Displaying the Hubris that is so prevalent amongst law enforcement officials, they charged and arrested a woman for staring at, and making faces at, a police dog!!!

Prosecuting a woman for `staring’ at a police dog is absurd,” said her lawyer.

“People are allowed to make faces at police dogs and officers to express their disapproval.

It’s constitutional expression,” said public defender Kelly Green, who represented Jayna Hutchinson.

Hutchinson, 33, of Lebanon, N.H., was charged with cruelty to a police animal and resisting arrest after a July 31 incident in West Fairlee in which police were called to a market to investigate a report of a brawl.

They were approached by Hutchinson, who told one officer she had been assaulted the day before by one of the men involved.

She asked Vermont State Police Sgt. Todd Protzman to take her statement but he refused, telling her she smelled like alcohol and was drunk but that he would take her statement at another time.

After a heated exchange, she approached Protzman’s cruiser, where his dog Max was waiting, putting her face within inches of the window and “staring at him in a taunting/harassing manner,” Protzman wrote in an affidavit.

“While the defendant taunted my canine, Max was focused on the defendant and the perceived threat she presented to him,” the affidavit said. “He was no longer focused on me and the other officers at the scene.”

Officers arrested Hutchinson, adding the resisting arrest charge because she pulled her arms and upper body away during the arrest.

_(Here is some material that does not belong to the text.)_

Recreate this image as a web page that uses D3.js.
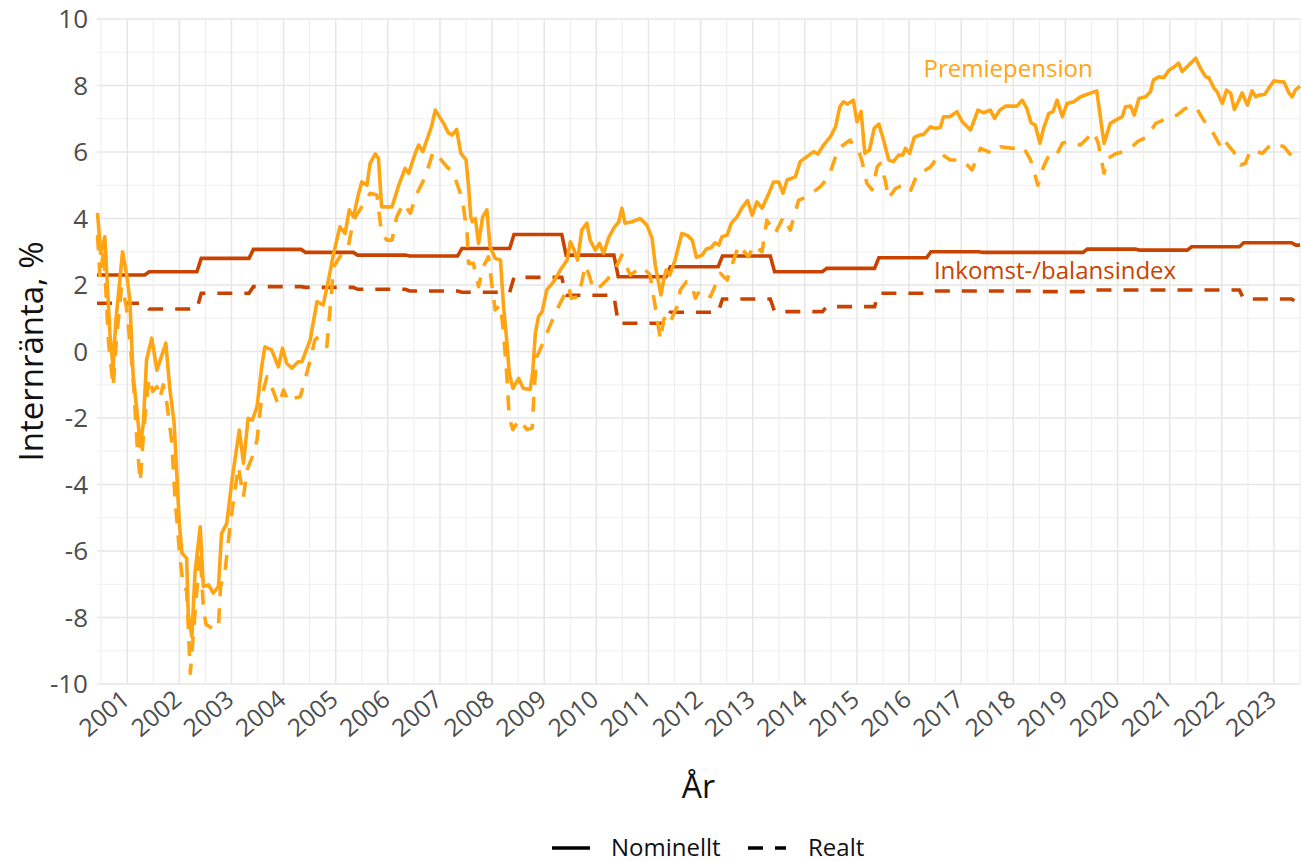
<!DOCTYPE html>
<html><head><meta charset="utf-8">
<script src="https://cdn.jsdelivr.net/npm/d3@7"></script>
<style>
body{margin:0;background:#fff}
svg{display:block}
text{font-family:"Open Sans",sans-serif}
</style>
</head><body>
<svg id="chart" width="1302" height="862"></svg>
<script>
// ---------- data ----------
const yearTicks = [2001,2002,2003,2004,2005,2006,2007,2008,2009,2010,2011,2012,2013,2014,2015,2016,2017,2018,2019,2020,2021,2022,2023];
const yTicks = [-10,-8,-6,-4,-2,0,2,4,6,8,10];

// Inkomst-/balansindex: yearly rates, each valid from the change date
const ibChange = [2000.42,2001.42,2002.42,2003.42,2004.42,2005.42,2006.42,2007.42,2008.42,2009.42,2010.42,2011.42,2012.42,2013.42,2014.42,2015.42,2016.42,2017.42,2018.42,2019.42,2020.42,2021.42,2022.42,2023.42];
const ibNominal = [2.30,2.40,2.80,3.07,2.98,2.90,2.87,3.10,3.52,2.90,2.25,2.55,2.87,2.40,2.50,2.82,3.00,2.98,2.98,3.08,3.05,3.15,3.27,3.20];
const ibReal    = [1.45,1.28,1.75,1.95,1.93,1.87,1.82,1.78,2.23,1.69,0.85,1.18,1.58,1.20,1.35,1.75,1.82,1.82,1.80,1.85,1.85,1.85,1.58,1.50];
const ibEnd = 2023.5;

// Premiepension, nominal
const ppNomYear = [2000.43,2000.49,2000.57,2000.67,2000.73,2000.78,2000.91,2001.00,2001.05,2001.11,2001.21,2001.25,2001.31,2001.37,2001.47,2001.57,2001.74,2001.82,2001.90,2001.95,2002.00,2002.05,2002.14,2002.17,2002.24,2002.30,2002.40,2002.46,2002.56,2002.65,2002.75,2002.81,2002.91,2003.01,2003.15,2003.23,2003.32,2003.40,2003.49,2003.58,2003.64,2003.77,2003.90,2003.98,2004.06,2004.16,2004.28,2004.35,2004.51,2004.64,2004.76,2004.86,2004.96,2005.08,2005.18,2005.26,2005.34,2005.44,2005.50,2005.60,2005.66,2005.76,2005.82,2005.88,2006.08,2006.20,2006.33,2006.40,2006.52,2006.59,2006.67,2006.78,2006.84,2006.91,2007.07,2007.16,2007.23,2007.32,2007.40,2007.50,2007.55,2007.59,2007.62,2007.68,2007.74,2007.82,2007.90,2007.96,2008.06,2008.16,2008.22,2008.28,2008.33,2008.40,2008.51,2008.60,2008.73,2008.78,2008.83,2008.89,2008.96,2009.05,2009.18,2009.31,2009.44,2009.50,2009.56,2009.64,2009.72,2009.82,2009.88,2009.98,2010.06,2010.14,2010.23,2010.33,2010.43,2010.49,2010.55,2010.68,2010.84,2010.97,2011.07,2011.13,2011.24,2011.29,2011.34,2011.41,2011.51,2011.64,2011.74,2011.84,2011.92,2012.03,2012.11,2012.20,2012.28,2012.35,2012.41,2012.51,2012.59,2012.70,2012.79,2012.90,2012.99,2013.08,2013.18,2013.31,2013.40,2013.50,2013.58,2013.66,2013.75,2013.82,2013.91,2014.04,2014.17,2014.25,2014.36,2014.49,2014.59,2014.67,2014.74,2014.82,2014.93,2015.00,2015.08,2015.15,2015.24,2015.33,2015.42,2015.51,2015.61,2015.70,2015.80,2015.88,2015.93,2016.01,2016.10,2016.20,2016.28,2016.41,2016.50,2016.60,2016.66,2016.78,2016.92,2017.02,2017.18,2017.32,2017.43,2017.56,2017.64,2017.74,2017.85,2018.07,2018.17,2018.26,2018.34,2018.42,2018.51,2018.58,2018.68,2018.76,2018.84,2018.94,2019.03,2019.16,2019.29,2019.48,2019.60,2019.74,2019.86,2019.99,2020.09,2020.15,2020.25,2020.32,2020.41,2020.54,2020.63,2020.69,2020.79,2020.89,2020.98,2021.11,2021.17,2021.24,2021.37,2021.50,2021.59,2021.69,2021.75,2021.85,2021.91,2022.01,2022.09,2022.17,2022.24,2022.33,2022.39,2022.49,2022.58,2022.65,2022.71,2022.82,2022.90,2023.00,2023.11,2023.19,2023.29,2023.35,2023.41,2023.50];
const ppNomValue = [4.17,2.95,3.45,0.5,-0.5,0.9,3.0,2.2,1.55,-0.65,-2.15,-2.86,-2.15,-0.26,0.4,-0.56,0.25,-1.16,-2.16,-3.66,-5.17,-6.07,-6.22,-7.87,-8.58,-6.67,-5.27,-7.07,-7.02,-7.27,-7.07,-5.47,-5.17,-3.86,-2.36,-3.36,-2.01,-2.06,-1.66,-0.46,0.14,0.05,-0.46,0.1,-0.36,-0.5,-0.31,-0.31,0.35,1.5,1.4,2.15,2.95,3.75,3.55,4.26,4.05,4.76,5.1,5.0,5.66,5.94,5.81,4.35,4.35,4.96,5.51,5.36,5.94,6.21,6.01,6.51,6.78,7.26,6.86,6.58,6.51,6.68,5.96,5.76,4.96,4.05,3.9,4.0,3.25,4.05,4.26,3.15,2.8,2.75,1.35,0.35,-0.66,-1.11,-0.81,-1.11,-1.14,-0.61,0.55,1.05,1.2,1.85,2.1,2.45,2.75,3.3,3.1,2.75,3.65,3.86,3.35,3.05,3.25,2.95,3.4,3.7,3.9,4.31,3.86,3.9,4.0,3.8,3.4,2.6,1.7,2.15,2.45,2.3,2.75,3.55,3.5,3.35,2.83,2.9,3.08,3.12,3.27,3.2,3.45,3.5,3.86,4.05,4.31,4.54,4.1,4.5,4.31,4.76,5.1,5.1,4.76,5.16,5.21,5.26,5.71,5.86,6.01,5.94,6.21,6.46,6.76,7.36,7.51,7.44,7.56,6.91,7.22,5.96,6.06,6.71,6.84,6.36,5.76,5.71,5.91,5.91,6.11,5.96,6.44,6.51,6.53,6.76,6.71,6.74,7.06,7.06,7.21,6.91,6.66,7.26,7.18,7.26,7.01,7.26,7.38,7.38,7.56,7.31,6.88,6.81,6.26,6.71,7.16,7.21,7.56,7.06,7.46,7.51,7.66,7.77,7.84,6.26,6.86,6.98,7.06,7.36,7.38,7.11,7.61,7.66,7.81,8.17,8.26,8.24,8.45,8.59,8.67,8.42,8.62,8.82,8.52,8.26,8.24,7.92,7.81,7.46,7.86,7.77,7.28,7.56,7.78,7.41,7.84,7.66,7.71,7.73,7.92,8.14,8.11,8.11,7.77,7.66,7.86,7.98];

// Premiepension, real
const ppRealYear = [2000.43,2000.48,2000.55,2000.64,2000.73,2000.79,2000.89,2000.98,2001.07,2001.13,2001.19,2001.25,2001.31,2001.38,2001.42,2001.49,2001.57,2001.63,2001.69,2001.76,2001.85,2001.92,2002.01,2002.08,2002.14,2002.21,2002.27,2002.33,2002.40,2002.46,2002.51,2002.68,2002.75,2002.79,2002.88,2002.97,2003.04,2003.13,2003.23,2003.30,2003.40,2003.49,2003.58,2003.68,2003.77,2003.90,2004.00,2004.09,2004.19,2004.32,2004.41,2004.51,2004.60,2004.67,2004.83,2004.96,2005.12,2005.24,2005.34,2005.50,2005.66,2005.79,2005.88,2005.98,2006.08,2006.17,2006.30,2006.43,2006.56,2006.72,2006.87,2007.00,2007.13,2007.26,2007.39,2007.45,2007.52,2007.55,2007.64,2007.74,2007.83,2007.93,2008.00,2008.06,2008.16,2008.22,2008.28,2008.33,2008.40,2008.52,2008.67,2008.77,2008.81,2008.86,2008.92,2009.05,2009.21,2009.37,2009.47,2009.52,2009.66,2009.79,2009.85,2009.95,2010.07,2010.20,2010.33,2010.43,2010.49,2010.55,2010.65,2010.88,2011.03,2011.13,2011.23,2011.29,2011.35,2011.42,2011.55,2011.61,2011.73,2011.84,2011.90,2011.99,2012.19,2012.38,2012.51,2012.73,2012.92,2013.02,2013.18,2013.27,2013.43,2013.59,2013.72,2013.88,2014.04,2014.30,2014.46,2014.59,2014.65,2014.87,2014.94,2015.03,2015.10,2015.19,2015.29,2015.39,2015.45,2015.55,2015.60,2015.74,2015.87,2016.02,2016.16,2016.31,2016.41,2016.60,2016.79,2017.02,2017.21,2017.37,2017.59,2017.75,2018.00,2018.19,2018.33,2018.39,2018.47,2018.58,2018.71,2018.84,2018.94,2019.06,2019.29,2019.54,2019.63,2019.74,2019.81,2019.96,2020.11,2020.28,2020.38,2020.57,2020.73,2020.95,2021.14,2021.30,2021.50,2021.65,2021.82,2021.98,2022.04,2022.17,2022.23,2022.36,2022.45,2022.55,2022.78,2022.90,2023.00,2023.19,2023.35,2023.50];
const ppRealValue = [3.5,2.2,3.1,0.3,-1.06,0.3,1.95,1.4,0.0,-1.2,-2.8,-3.92,-2.5,-1.3,-0.8,-1.2,-1.06,-1.4,-1.0,-1.56,-2.66,-4.47,-6.17,-7.12,-7.17,-9.68,-8.48,-7.27,-6.07,-7.68,-8.2,-8.38,-8.28,-7.07,-6.57,-5.27,-4.47,-3.46,-4.37,-3.56,-3.16,-2.66,-1.36,-0.76,-1.06,-1.61,-1.16,-1.51,-1.41,-1.36,-0.86,-0.26,0.35,0.45,0.15,2.55,2.95,3.15,3.95,4.35,4.76,4.71,3.55,3.35,3.35,4.05,4.46,4.16,4.76,5.26,6.01,5.81,5.56,5.36,4.76,4.35,3.55,2.65,2.65,1.95,2.55,2.85,1.95,1.25,1.4,0.55,-0.66,-2.0,-2.35,-2.05,-2.35,-2.3,-1.06,-0.16,0.05,0.55,1.15,1.65,1.95,1.6,1.65,2.6,2.35,1.85,1.95,2.15,2.4,2.7,2.9,2.65,2.3,2.55,2.3,1.35,0.35,0.95,1.1,0.9,1.35,1.85,2.1,1.95,1.6,1.85,1.65,2.35,2.15,3.2,2.85,3.2,3.0,3.95,3.55,4.05,3.65,4.55,4.65,4.96,5.26,5.86,6.11,6.36,6.16,6.06,5.7,5.06,4.86,5.56,5.66,5.1,4.6,4.9,5.0,4.8,5.35,5.45,5.55,5.96,5.76,5.76,5.46,6.11,5.96,6.16,6.11,6.16,5.76,5.46,5.0,5.56,6.0,5.95,6.26,6.31,6.21,6.61,6.26,5.36,5.8,5.95,6.01,6.16,6.31,6.46,6.86,7.01,7.11,7.31,7.36,6.96,6.61,6.16,6.36,6.11,6.0,5.61,5.66,6.06,5.96,6.16,6.26,6.16,5.86,5.85];

const seriesLabels = ["Premiepension","Inkomst-/balansindex"];
const labelYear = [2017.9, 2018.8];
const labelValue = [8.5, 2.42];
const legendLabels = ["Nominellt","Realt"];

// ---------- drawing ----------
(function () {
const YELLOW = "#ffa514", RED = "#c94300";
const DASH = "15 12";
const LW = 3.6;
const svg = d3.select("#chart");
const pLeft = 97, pRight = 1300, pTop = 19, pBottom = 684;

const x = d3.scaleLinear().domain([2000.42, 2023.5]).range([pLeft, pRight]);
const y = d3.scaleLinear().domain([-10, 10]).range([pBottom, pTop]);

// grid
const g = svg.append("g");
d3.range(-10, 10.5, 1).forEach(v => {
  const major = v % 2 === 0;
  g.append("line").attr("x1", pLeft).attr("x2", pRight).attr("y1", y(v)).attr("y2", y(v))
    .attr("stroke", major ? "#e6e6e6" : "#efefef").attr("stroke-width", major ? 1.5 : 1.2);
});
d3.range(2000.5, 2023.51, 0.5).forEach(v => {
  const major = Number.isInteger(v);
  g.append("line").attr("x1", x(v)).attr("x2", x(v)).attr("y1", pTop).attr("y2", pBottom)
    .attr("stroke", major ? "#e6e6e6" : "#efefef").attr("stroke-width", major ? 1.5 : 1.2);
});

// y tick labels
svg.append("g").selectAll("text").data(yTicks).join("text")
  .attr("x", 88).attr("y", d => y(d)).attr("dy", "0.36em")
  .attr("text-anchor", "end").attr("font-size", 26).attr("fill", "#4d4d4d")
  .text(d => String(d));

// x tick labels
svg.append("g").selectAll("text").data(yearTicks).join("text")
  .attr("transform", d => `translate(${x(d) + 4},${702}) rotate(-40)`)
  .attr("text-anchor", "end").attr("font-size", 24.5).attr("fill", "#4d4d4d")
  .text(d => String(d));

// axis titles
svg.append("text").attr("transform", `translate(43,${(pTop + pBottom) / 2}) rotate(-90)`)
  .attr("text-anchor", "middle").attr("font-size", 33).attr("fill", "#111").text("Internränta, %");
svg.append("text").attr("x", (pLeft + pRight) / 2).attr("y", 798)
  .attr("text-anchor", "middle").attr("font-size", 32).attr("fill", "#111").text("År");

// step series for Inkomst-/balansindex
function stepPoints(vals) {
  const pts = [];
  vals.forEach((v, i) => {
    const s = ibChange[i];
    const e = i + 1 < ibChange.length ? ibChange[i + 1] - 1 / 12 : ibEnd;
    pts.push([s, v], [e, v]);
  });
  return pts;
}
const line = d3.line().x(d => x(d[0])).y(d => y(d[1]));

const plot = svg.append("g");
plot.append("path").attr("d", line(stepPoints(ibReal))).attr("fill", "none")
  .attr("stroke", RED).attr("stroke-width", LW).attr("stroke-dasharray", DASH);
plot.append("path").attr("d", line(stepPoints(ibNominal))).attr("fill", "none")
  .attr("stroke", RED).attr("stroke-width", LW);

const ppReal = ppRealYear.map((t, i) => [t, ppRealValue[i]]);
const ppNom = ppNomYear.map((t, i) => [t, ppNomValue[i]]);
plot.append("path").attr("d", line(ppReal)).attr("fill", "none")
  .attr("stroke", YELLOW).attr("stroke-width", LW).attr("stroke-dasharray", DASH)
  .attr("stroke-linejoin", "round");
plot.append("path").attr("d", line(ppNom)).attr("fill", "none")
  .attr("stroke", YELLOW).attr("stroke-width", LW).attr("stroke-linejoin", "round");

// series labels
[YELLOW, RED].forEach((c, i) => {
  svg.append("text").attr("x", x(labelYear[i])).attr("y", y(labelValue[i])).attr("dy", "0.35em")
    .attr("text-anchor", "middle").attr("font-size", 24).attr("fill", c).text(seriesLabels[i]);
});

// legend
const lg = svg.append("g");
lg.append("line").attr("x1", 552).attr("x2", 590).attr("y1", 848).attr("y2", 848)
  .attr("stroke", "#000").attr("stroke-width", LW);
lg.append("text").attr("x", 611).attr("y", 856).attr("font-size", 24).attr("fill", "#111").text(legendLabels[0]);
lg.append("line").attr("x1", 748).attr("x2", 786).attr("y1", 848).attr("y2", 848)
  .attr("stroke", "#000").attr("stroke-width", LW).attr("stroke-dasharray", DASH);
lg.append("text").attr("x", 808).attr("y", 856).attr("font-size", 24).attr("fill", "#111").text(legendLabels[1]);
})();
</script>
</body></html>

She registered 0.21 percent blood-alcohol content on a breath test, more than twice the legal limit for drivers in Vermont. (except she wasn’t driving!)

On Tuesday, two days before Hutchinson was to go to trial, Orange County State’s Attorney Will Porter decided to drop the charges, after viewing a videotape of the incident over the weekend.

“I think it was going to be difficult to prove her conduct changed the dog’s behavior,” Porter said. “Most of the time (in harassment cases) people would come tell the court what it felt like. Dogs can’t do that.”

Without the cruelty charge, jurors would be unlikely to convict her on the resisting arrest, Porter said.

So, to Sgt. Todd Protzman and the cops in Orange Country N.H. goes our coveted Asshole of the Week trophy!!!!